WRITTEN INSTRUCTION:
Nothing may be dropped or altered: reproduce all the data.

SOURCE EXCERPT:

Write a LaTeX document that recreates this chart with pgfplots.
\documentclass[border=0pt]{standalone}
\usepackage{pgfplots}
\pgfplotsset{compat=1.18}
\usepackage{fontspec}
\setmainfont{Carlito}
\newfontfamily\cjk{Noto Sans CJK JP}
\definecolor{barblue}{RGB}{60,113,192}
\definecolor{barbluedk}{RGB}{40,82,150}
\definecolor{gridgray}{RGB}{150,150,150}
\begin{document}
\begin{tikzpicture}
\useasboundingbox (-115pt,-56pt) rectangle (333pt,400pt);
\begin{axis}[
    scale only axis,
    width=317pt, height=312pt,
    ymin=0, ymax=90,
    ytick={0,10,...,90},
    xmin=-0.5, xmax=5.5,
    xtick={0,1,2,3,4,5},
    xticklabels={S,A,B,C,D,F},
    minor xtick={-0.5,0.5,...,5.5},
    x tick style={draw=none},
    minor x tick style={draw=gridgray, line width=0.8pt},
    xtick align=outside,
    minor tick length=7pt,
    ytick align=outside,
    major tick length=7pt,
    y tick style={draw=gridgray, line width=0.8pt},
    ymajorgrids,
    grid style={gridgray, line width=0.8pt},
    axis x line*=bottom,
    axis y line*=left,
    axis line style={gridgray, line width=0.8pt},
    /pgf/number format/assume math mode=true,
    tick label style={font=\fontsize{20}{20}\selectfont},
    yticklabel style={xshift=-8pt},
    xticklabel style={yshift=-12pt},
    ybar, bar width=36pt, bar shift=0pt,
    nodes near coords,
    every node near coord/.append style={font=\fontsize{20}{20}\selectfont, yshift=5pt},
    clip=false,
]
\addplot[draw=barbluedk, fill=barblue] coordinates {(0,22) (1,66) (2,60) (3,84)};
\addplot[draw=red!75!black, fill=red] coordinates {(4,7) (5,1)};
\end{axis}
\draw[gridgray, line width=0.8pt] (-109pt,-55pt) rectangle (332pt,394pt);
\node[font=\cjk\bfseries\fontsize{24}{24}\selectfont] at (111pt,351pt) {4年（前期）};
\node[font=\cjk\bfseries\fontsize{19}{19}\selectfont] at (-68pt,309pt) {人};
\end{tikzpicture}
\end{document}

CORRECT OUTPUT:
Write a LaTeX document that recreates this chart with pgfplots.
\documentclass[border=0pt]{standalone}
\usepackage{pgfplots}
\pgfplotsset{compat=1.18}
\usepackage{fontspec}
\setmainfont{Carlito}
\newfontfamily\cjk{Noto Sans CJK JP}
\definecolor{barblue}{RGB}{60,113,192}
\definecolor{barbluedk}{RGB}{40,82,150}
\definecolor{gridgray}{RGB}{150,150,150}
\begin{document}
\begin{tikzpicture}
\useasboundingbox (-115pt,-56pt) rectangle (333pt,400pt);
\begin{axis}[
    scale only axis,
    width=317pt, height=312pt,
    ymin=0, ymax=90,
    ytick={0,10,...,90},
    xmin=-0.5, xmax=5.5,
    xtick={0,1,2,3,4,5},
    xticklabels={S,A,B,C,D,F},
    minor xtick={-0.5,0.5,...,5.5},
    x tick style={draw=none},
    minor x tick style={draw=gridgray, line width=0.8pt},
    xtick align=outside,
    minor tick length=7pt,
    ytick align=outside,
    major tick length=7pt,
    y tick style={draw=gridgray, line width=0.8pt},
    ymajorgrids,
    grid style={gridgray, line width=0.8pt},
    axis x line*=bottom,
    axis y line*=left,
    axis line style={gridgray, line width=0.8pt},
    /pgf/number format/assume math mode=true,
    tick label style={font=\fontsize{20}{20}\selectfont},
    yticklabel style={xshift=-8pt},
    xticklabel style={yshift=-12pt},
    ybar, bar width=36pt, bar shift=0pt,
    nodes near coords,
    every node near coord/.append style={font=\fontsize{20}{20}\selectfont, yshift=5pt},
    clip=false,
]
\addplot[draw=barbluedk, fill=barblue] coordinates {(0,22) (1,66) (2,60) (3,84)};
\addplot[draw=red!75!black, fill=red] coordinates {(4,7) (5,1)};
\end{axis}
\draw[gridgray, line width=0.8pt] (-109pt,-55pt) rectangle (332pt,394pt);
\node[font=\cjk\bfseries\fontsize{24}{24}\selectfont] at (111pt,351pt) {4年（前期）};
\node[font=\cjk\bfseries\fontsize{19}{19}\selectfont] at (-68pt,309pt) {人};
\end{tikzpicture}
\end{document}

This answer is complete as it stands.